Elephants require flaming ducks to stamp upon, in order the keep thier feet flat. There being no ducks in Australia, the Australian elephant had no option but stamping duck-billed platypii, which have a much higher ignition temperature, due to its aquatic surroundings. The Australian elephants feet eventually became round, rendering them unstable (in the physical sense). Aborigine teenagers would tip them over for a prank, since no cows were available. These are the factors that led to pachydermititis, which proved fatal.

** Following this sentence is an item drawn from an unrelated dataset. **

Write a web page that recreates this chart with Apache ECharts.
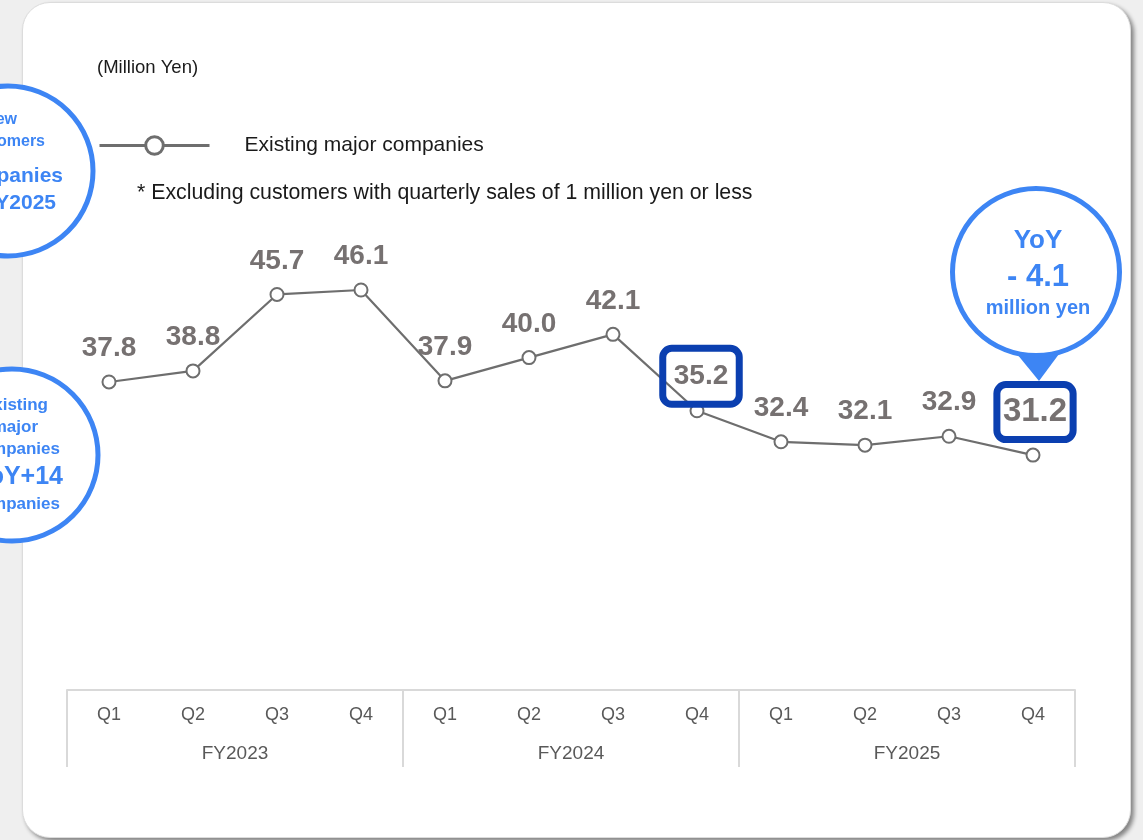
<!DOCTYPE html>
<html>
<head>
<meta charset="utf-8">
<script src="https://cdn.jsdelivr.net/npm/echarts@6/dist/echarts.min.js"></script>
<style>
  html, body { margin: 0; padding: 0; background: #efefef; }
  #card {
    position: absolute; left: 22px; top: 2px; width: 1107px; height: 834px;
    background: #fff; border: 1px solid #dcdcdc; border-radius: 28px;
    box-shadow: 3px 3px 4px rgba(0, 0, 0, 0.45);
  }
  #main { position: absolute; left: 0; top: 0; width: 1143px; height: 840px; }
</style>
</head>
<body>
<div id="card"></div>
<div id="main"></div>
<script>
// 数据
const quarters = ['Q1', 'Q2', 'Q3', 'Q4', 'Q1', 'Q2', 'Q3', 'Q4', 'Q1', 'Q2', 'Q3', 'Q4']
const years = ['FY2023', 'FY2024', 'FY2025']
const existingMajor = [37.8, 38.8, 45.7, 46.1, 37.9, 40.0, 42.1, 35.2, 32.4, 32.1, 32.9, 31.2]

const FONT = '"Liberation Sans", Arial, sans-serif'
const BLUE = '#3d85f4'
const DARK_BLUE = '#0b3fb0'
const GREY = '#6e6e6e'

// 强调框
const boxed = {
  7: { fontSize: 28, padding: [14, 11, 14, 11], offset: [4, 0], distance: -1 },
  11: { fontSize: 33, padding: [11, 6, 11, 6], offset: [2, 0], distance: 8 }
}

const seriesData = existingMajor.map((v, i) => {
  const b = boxed[i]
  if (!b) return v
  return {
    value: v,
    label: {
      fontSize: b.fontSize,
      padding: b.padding,
      offset: b.offset,
      distance: b.distance,
      borderColor: DARK_BLUE,
      borderWidth: 7,
      borderRadius: 9
    }
  }
})

const chart = echarts.init(document.getElementById('main'))

const option = {
  animation: false,
  textStyle: { fontFamily: FONT },
  grid: { left: 67, right: 68, top: 136, bottom: 150 },
  legend: {
    left: 93,
    top: 130,
    itemWidth: 110,
    itemHeight: 22,
    textStyle: { fontSize: 21, color: '#1a1a1a', fontFamily: FONT, padding: [0, 0, 0, 30] },
    itemStyle: { borderWidth: 3 },
    lineStyle: { width: 3 },
    data: ['Existing major companies']
  },
  xAxis: [
    {
      type: 'category',
      data: quarters,
      position: 'bottom',
      axisLine: { lineStyle: { color: '#d9d9d9', width: 2 } },
      axisTick: { show: false },
      axisLabel: { margin: 16, fontSize: 18, color: '#595959', fontFamily: FONT }
    },
    {
      type: 'category',
      data: years,
      position: 'bottom',
      axisLine: { show: false },
      axisTick: { show: true, length: 77, lineStyle: { color: '#d9d9d9', width: 2 } },
      axisLabel: { margin: 54, fontSize: 19, color: '#595959', fontFamily: FONT }
    }
  ],
  yAxis: { type: 'value', min: 10, max: 60, show: false },
  series: [{
    name: 'Existing major companies',
    type: 'line',
    xAxisIndex: 0,
    data: seriesData,
    symbol: 'circle',
    symbolSize: 13,
    lineStyle: { color: GREY, width: 2.2 },
    itemStyle: { color: '#fff', borderColor: GREY, borderWidth: 2 },
    label: {
      show: true,
      position: 'top',
      distance: 12,
      fontSize: 28,
      fontWeight: 'bold',
      color: '#767171',
      fontFamily: FONT,
      formatter: p => p.value.toFixed(1)
    }
  }]
}

chart.setOption(option)

// 注释：左侧被裁切的圆 + YoY 气泡
const last = existingMajor.length - 1
const pt = chart.convertToPixel({ seriesIndex: 0 }, [last, existingMajor[last]])
const cx = pt[0] + 3
const cy = pt[1] - 183

function blueText(x, y, text, size, align) {
  return {
    type: 'text', x, y, z: 100,
    style: { text, fill: BLUE, font: `bold ${size}px ${FONT}`, align: align || 'right', verticalAlign: 'middle' }
  }
}

chart.setOption({
  graphic: [
    { type: 'circle', z: 90, shape: { cx: 8, cy: 171, r: 85 }, style: { fill: '#fff', stroke: BLUE, lineWidth: 5 } },
    blueText(17, 120, 'New', 16),
    blueText(45, 142, 'customers', 16),
    blueText(63, 176, 'companies', 21),
    blueText(56, 203, 'in FY2025', 21),

    { type: 'circle', z: 90, shape: { cx: 12, cy: 455, r: 86 }, style: { fill: '#fff', stroke: BLUE, lineWidth: 5 } },
    blueText(48, 405, 'Existing', 17),
    blueText(38, 427, 'major', 17),
    blueText(60, 449, 'companies', 17),
    blueText(63, 477, 'YoY+14', 25),
    blueText(60, 504, 'companies', 17),

    { type: 'polygon', z: 90, shape: { points: [[cx - 19, cy + 82], [cx + 23, cy + 82], [cx + 3, cy + 109]] }, style: { fill: BLUE } },
    { type: 'circle', z: 91, shape: { cx: cx, cy: cy, r: 83.5 }, style: { fill: '#fff', stroke: BLUE, lineWidth: 5 } },
    blueText(cx + 2, cy - 31, 'YoY', 26, 'center'),
    blueText(cx + 2, cy + 5, '- 4.1', 31, 'center'),
    blueText(cx + 2, cy + 36, 'million yen', 20, 'center'),

    {
      type: 'text', x: 97, y: 68, z: 100,
      style: { text: '(Million Yen)', fill: '#1a1a1a', font: `18.5px ${FONT}`, verticalAlign: 'middle' }
    },
    {
      type: 'text', x: 137, y: 193, z: 100,
      style: { text: '* Excluding customers with quarterly sales of 1 million yen or less', fill: '#1a1a1a', font: `21.3px ${FONT}`, verticalAlign: 'middle' }
    }
  ]
})
</script>
</body>
</html>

australia separated from the mainland of pangea before the emergence of placental mammals. All mammals native to australia are marsupials. 12000 years ago, during the last ice age, the ocean level dropped to the point where several land masses were connected by land bridges or at least chains of islands, allowing movement of land mammals from india to sri lanka, but the sea level didn’t drop enough to cause emergence between australia and asia or between madagascar and africa.

You will find wild camels in australia, as well as dogs and rabbits, but these were all introduced by western man after the discovery of australia by captain cook. the real reason there are no elephants in australia is that the english were not in the habit of using elephants as beasts of burden. If the indians had settled australia, the island continent would probably be chock-a-block with elephants, nothing but elephants as far as the eye can see. Plus there’s that flaming duck thing.

The line which seperates the Asian biogeographic region from the Australian is named after Alfred Wallace, the co-discoverer of the Theory of Natural Selection. He first noticed it in reference to butterfly populations in the boundary islands in the strait between New Guinea and Malaysia.

If butterflys (which have wings) could not breach the barrier, elephants (which would have had to drift up on floating logs, just like the camels) didn’t have a chance.

For the record, humans have wiped out almost every species of elephant in the world leaving only the Elephas in Asia and the Loxodonts in Africa. Since we were able to kill off all the mammoths, mastodonts, and the dwarf elephants of Malta with only “stone-age” technology, the populations of Elephas on Java and Borneo posed no problems at all.

12,000 years is sufficient time for two populations to become reproductively isolated.

Anyone else have the glorious mental picture of Steve Irwin being trampled to death by stampeding elephants?

BTW I don’t know what elephants would live on if they were introduced to Australia. The vast majority of our continent is extremely arid and it’s difficult to envisage elephants not dying out extremely rapidly here.